Copy, in full, each line of the material that holds the word "this".

[Start Data shown]

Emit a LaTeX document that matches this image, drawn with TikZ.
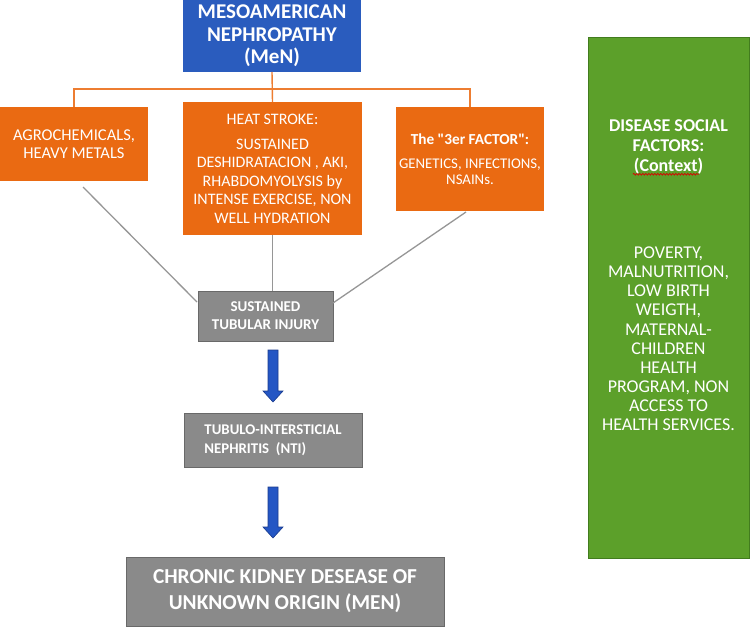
\documentclass[tikz,border=0pt]{standalone}
\usepackage{fontspec}
\setmainfont{Carlito}
\usetikzlibrary{positioning,calc,decorations.pathmorphing}

\definecolor{mesoblue}{RGB}{42,92,190}
\definecolor{causeorange}{RGB}{234,106,18}
\definecolor{busorange}{RGB}{237,125,49}
\definecolor{injurygray}{RGB}{138,138,138}
\definecolor{injuryedge}{RGB}{105,105,105}
\definecolor{socialgreen}{RGB}{92,160,42}
\definecolor{socialedge}{RGB}{66,124,30}
\definecolor{linkgray}{RGB}{150,150,150}
\definecolor{arrowblue}{RGB}{36,86,196}
\definecolor{arrowedge}{RGB}{25,58,140}

% blue block arrow between two points (x taken from the first one)
\newcommand{\blockarrow}[2]{%
  \draw[fill=arrowblue,draw=arrowedge,line width=.6pt] let \p1=#1, \p2=#2 in
    (\x1-5pt,\y1) -- (\x1+5pt,\y1) -- (\x1+5pt,\y2+11pt) -- (\x1+10pt,\y2+11pt)
    -- (\x1,\y2) -- (\x1-10pt,\y2+11pt) -- (\x1-5pt,\y2+11pt) -- cycle;}

\begin{document}
\begin{tikzpicture}[x=1pt,y=-1pt,
  every node/.style={align=center,text=white,inner sep=0pt,outer sep=0pt},
  mesobox/.style={fill=mesoblue,anchor=north west,
    font=\fontsize{21}{22.5}\selectfont\bfseries},
  causebox/.style={fill=causeorange,anchor=north west,
    font=\fontsize{16}{18.5}\selectfont},
  injurybox/.style={fill=injurygray,draw=injuryedge,line width=1pt,anchor=north west},
  socialtxt/.style={font=\fontsize{18}{19.1}\selectfont},
  bus/.style={draw=busorange,line width=1.4pt},
  link/.style={draw=linkgray,line width=1.3pt}]
\useasboundingbox (0,0) rectangle (750,627);

\node[mesobox,minimum width=178pt,minimum height=72pt] (meso) at (183,0)
      {MESOAMERICAN\\NEPHROPATHY\\(MeN)};

\node[causebox,minimum width=148pt,minimum height=74pt,
      font=\fontsize{16.5}{18.5}\selectfont] (agro) at (0,107)
      {AGROCHEMICALS,\\HEAVY METALS};
\node[causebox,minimum width=179pt,minimum height=133pt] (heat) at (183,102)
      {HEAT STROKE:\\[6.5pt] SUSTAINED\\DESHIDRATACION , AKI,\\RHABDOMYOLYSIS by\\
       INTENSE EXERCISE, NON\\WELL HYDRATION};
\node[causebox,minimum width=148pt,minimum height=104pt,
      font=\fontsize{14.8}{15.5}\selectfont] (third) at (396,107)
      {\textbf{\fontsize{15.3}{16}\selectfont The \textquotedbl 3er FACTOR\textquotedbl:}\\[9pt]
       GENETICS, INFECTIONS,\\NSAINs.};

\node[injurybox,minimum width=135pt,minimum height=50pt,
      font=\fontsize{15}{18}\selectfont\bfseries] (tub) at (198,291)
      {SUSTAINED\\TUBULAR INJURY};
\node[injurybox,minimum width=178pt,minimum height=54pt,align=left,
      font=\fontsize{14.8}{19}\selectfont\bfseries] (nti) at (184,413)
      {TUBULO-INTERSTICIAL\\ NEPHRITIS~ (NTI)};
\node[injurybox,minimum width=318pt,minimum height=69pt,
      font=\fontsize{21.3}{26}\selectfont\bfseries] (ckd) at (126,557)
      {CHRONIC KIDNEY DESEASE OF\\UNKNOWN ORIGIN (MEN)};

% social context column
\node[fill=socialgreen,draw=socialedge,line width=1pt,anchor=north west,
      minimum width=161pt,minimum height=521pt] (social) at (588,37) {};
\node[socialtxt,font=\fontsize{18}{20}\selectfont\bfseries,
      below=83pt of social.north] (socialtitle) {DISEASE SOCIAL\\FACTORS:};
\node[socialtxt,font=\fontsize{18}{20}\selectfont\bfseries,
      below=6pt of socialtitle] (context) {(Context)};
\node[socialtxt,below=73pt of context] (socialbody)
      {POVERTY,\\MALNUTRITION,\\LOW BIRTH\\WEIGTH,\\MATERNAL-\\CHILDREN\\HEALTH\\
       PROGRAM, NON\\ACCESS TO\\HEALTH SERVICES.};
\draw[red!85!black,line width=.7pt,decorate,
      decoration={snake,amplitude=.9pt,segment length=3pt}]
  ($(context.base west)+(-1,3)$) -- ($(context.base east)+(-4,3)$);

% orange bus
\coordinate (busline) at ($(meso.south)+(0,17)$);
\draw[bus] (meso.south) -- (heat.north);
\draw[bus] (agro.north) -- (agro.north |- busline) -- (third.north |- busline)
  -- (third.north);

% gray links to the injury
\draw[link] ($(agro.south)+(9,6)$) -- ($(tub.north west)+(-1,11)$);
\draw[link] (heat.south) -- (heat.south |- tub.north);
\draw[link] ($(third.south)+(-4,1)$) -- ($(tub.north east)+(0,12)$);

% progression arrows
\blockarrow{($(tub.south -| nti.north)+(0,9)$)}{($(nti.north)+(0,-11)$)}
\blockarrow{($(nti.south)+(0,20)$)}{($(ckd.north -| nti.north)+(0,-19)$)}
\end{tikzpicture}
\end{document}
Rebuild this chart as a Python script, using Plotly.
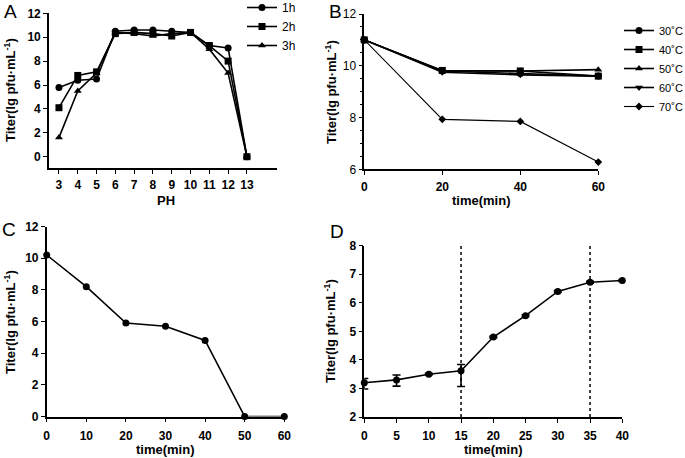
import plotly.graph_objects as go

W, H = 685, 458

# ---------- data ----------
ph = [3, 4, 5, 6, 7, 8, 9, 10, 11, 12, 13]
ph_1h = [5.8, 6.4, 6.5, 10.5, 10.6, 10.6, 10.5, 10.4, 9.3, 9.1, 0]
ph_2h = [4.1, 6.8, 7.1, 10.3, 10.4, 10.3, 10.1, 10.4, 9.3, 8.0, 0]
ph_3h = [1.6, 5.5, 7.0, 10.4, 10.3, 10.1, 10.3, 10.4, 9.0, 7.0, 0]

temp_time = [0, 20, 40, 60]
t30 = [11.0, 9.8, 9.7, 9.6]
t40 = [11.0, 9.82, 9.8, 9.6]
t50 = [11.0, 9.8, 9.8, 9.85]
t60 = [11.0, 9.75, 9.65, 9.6]
t70 = [11.0, 7.93, 7.85, 6.28]

uv_time = [0, 10, 20, 30, 40, 50, 60]
uv_titer = [10.2, 8.2, 5.9, 5.7, 4.8, 0, 0]

growth_time = [0, 5, 10, 15, 20, 25, 30, 35, 40]
growth_titer = [3.2, 3.3, 3.5, 3.62, 4.8, 5.55, 6.4, 6.72, 6.78]
growth_err_up = [0.15, 0.17, 0.03, 0.22, 0.03, 0.03, 0.03, 0.03, 0.03]
growth_err_dn = [0.22, 0.22, 0.03, 0.55, 0.03, 0.03, 0.03, 0.03, 0.03]
growth_vlines = [15, 35]

ph_ticks = list(range(3, 14))

# ---------- helpers ----------
def xd(a, b):
    return [a / W, b / W]

def yd(top, bottom):
    return [1 - bottom / H, 1 - top / H]

FONT = "Arial, Liberation Sans, sans-serif"
tickfont = dict(family=FONT, size=12, color="black", weight="bold")

fig = go.Figure()

line = dict(color="black", width=1.6)

# Panel A
for name, vals, sym in [("1h", ph_1h, "circle"), ("2h", ph_2h, "square"), ("3h", ph_3h, "triangle-up")]:
    fig.add_trace(go.Scatter(x=ph, y=vals, mode="lines+markers", name=name,
                             line=line, marker=dict(symbol=sym, size=7, color="black"),
                             xaxis="x", yaxis="y", legend="legend", cliponaxis=False))

# Panel B
for name, vals, sym, sz in [("30˚C", t30, "circle", 7), ("40˚C", t40, "square", 7),
                            ("50˚C", t50, "triangle-up", 7), ("60˚C", t60, "triangle-down", 7),
                            ("70˚C", t70, "diamond", 6)]:
    fig.add_trace(go.Scatter(x=temp_time, y=vals, mode="lines+markers", name=name,
                             line=dict(color="black", width=1.6 if name != "70˚C" else 1.1),
                             marker=dict(symbol=sym, size=sz, color="black"),
                             xaxis="x2", yaxis="y2", legend="legend2", cliponaxis=False))

# Panel C
fig.add_trace(go.Scatter(x=uv_time, y=uv_titer, mode="lines+markers", showlegend=False,
                         line=line, marker=dict(symbol="circle", size=7, color="black"),
                         xaxis="x3", yaxis="y3", cliponaxis=False))

# Panel D
fig.add_trace(go.Scatter(x=growth_time, y=growth_titer, mode="lines+markers", showlegend=False,
                         line=line, marker=dict(symbol="circle", size=7, color="black"),
                         error_y=dict(type="data", symmetric=False, array=growth_err_up,
                                      arrayminus=growth_err_dn, color="black", thickness=1.6, width=4),
                         xaxis="x4", yaxis="y4", cliponaxis=False))

for xv in growth_vlines:
    fig.add_shape(type="line", xref="x4", yref="y4", x0=xv, x1=xv, y0=2, y1=8,
                  line=dict(color="black", width=1.5, dash="dot"))

ax = dict(showline=True, linecolor="black", linewidth=1.6, ticks="outside", ticklen=4,
          tickwidth=1.4, tickcolor="black", showgrid=False, zeroline=False, tickfont=tickfont,
          mirror=False)

fig.update_layout(
    width=W, height=H, margin=dict(l=0, r=0, t=0, b=0, autoexpand=False),
    paper_bgcolor="white", plot_bgcolor="white",
    font=dict(family=FONT, color="black"),
    xaxis=dict(ax, domain=xd(49, 277), range=[2.47, 14.6], tickvals=ph_ticks, anchor="y"),
    yaxis=dict(ax, domain=yd(13.3, 168.3), range=[-0.97, 12], tickvals=[0, 2, 4, 6, 8, 10, 12], anchor="x"),
    xaxis2=dict(ax, domain=xd(364.3, 598.3), range=[0, 60], tickvals=[0, 20, 40, 60], anchor="y2",
                ticklabelstandoff=1),
    yaxis2=dict(ax, domain=yd(14, 169.3), range=[6, 12], tickvals=[6, 8, 10, 12], anchor="x2",
                tickfont=dict(family=FONT, size=12, color="black"),
                minor=dict(dtick=0.5, ticks="outside", ticklen=2.5, tickcolor="black", tickwidth=1)),
    xaxis3=dict(ax, domain=xd(46.7, 284.3), range=[0, 60], tickvals=[0, 10, 20, 30, 40, 50, 60], anchor="y3",
                ticklabelstandoff=3),
    yaxis3=dict(ax, domain=yd(226.5, 416.5), range=[0, 12], tickvals=[0, 2, 4, 6, 8, 10, 12], anchor="x3"),
    xaxis4=dict(ax, domain=xd(364.3, 622.3), range=[0, 40], tickvals=[0, 5, 10, 15, 20, 25, 30, 35, 40], anchor="y4",
                ticklabelstandoff=3),
    yaxis4=dict(ax, domain=yd(245.7, 417), range=[2, 8], tickvals=[2, 3, 4, 5, 6, 7, 8], anchor="x4"),
    legend=dict(x=242 / W, y=1 + 7 / H, xanchor="left", yanchor="top", bgcolor="rgba(0,0,0,0)",
                font=dict(family=FONT, size=12, color="black"), itemwidth=30, tracegroupgap=0),
    legend2=dict(x=619 / W, y=1 - 16 / H, xanchor="left", yanchor="top", bgcolor="rgba(0,0,0,0)",
                 font=dict(family=FONT, size=11, color="black"), itemwidth=30, tracegroupgap=0),
)

annots = []
ytitle = "Titer(lg pfu·mL<sup>-1</sup>)"
for (x, y) in [(10, 90), (331, 92), (10, 322), (330, 331)]:
    annots.append(dict(text=ytitle, x=x / W, y=1 - y / H, xref="paper", yref="paper",
                       textangle=-90, showarrow=False, xanchor="center", yanchor="middle",
                       font=dict(family=FONT, size=13, color="black", weight="bold")))
for (t, x, y) in [("PH", 166, 200), ("time(min)", 481, 200), ("time(min)", 165, 449), ("time(min)", 493, 449)]:
    annots.append(dict(text=t, x=x / W, y=1 - y / H, xref="paper", yref="paper",
                       showarrow=False, xanchor="center", yanchor="middle",
                       font=dict(family=FONT, size=13, color="black", weight="bold")))
for (t, x, y) in [("A", 10, 11), ("B", 335, 11), ("C", 9, 230), ("D", 337, 231)]:
    annots.append(dict(text=t, x=x / W, y=1 - y / H, xref="paper", yref="paper",
                       showarrow=False, xanchor="center", yanchor="middle",
                       font=dict(family=FONT, size=19, color="black")))
fig.update_layout(annotations=annots)

post = ("var s=document.documentElement.style, b=document.body.style;"
        "s.margin='0px';s.padding='0px';s.overflow='hidden';"
        "b.margin='0px';b.padding='0px';b.overflow='hidden';")
fig.write_html("out.html", config={"displayModeBar": False}, post_script=post)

[End Data shown]

- [Answer to the exercise]:
Emit a LaTeX document that matches this image, drawn with TikZ.
Rebuild this chart as a Python script, using Plotly.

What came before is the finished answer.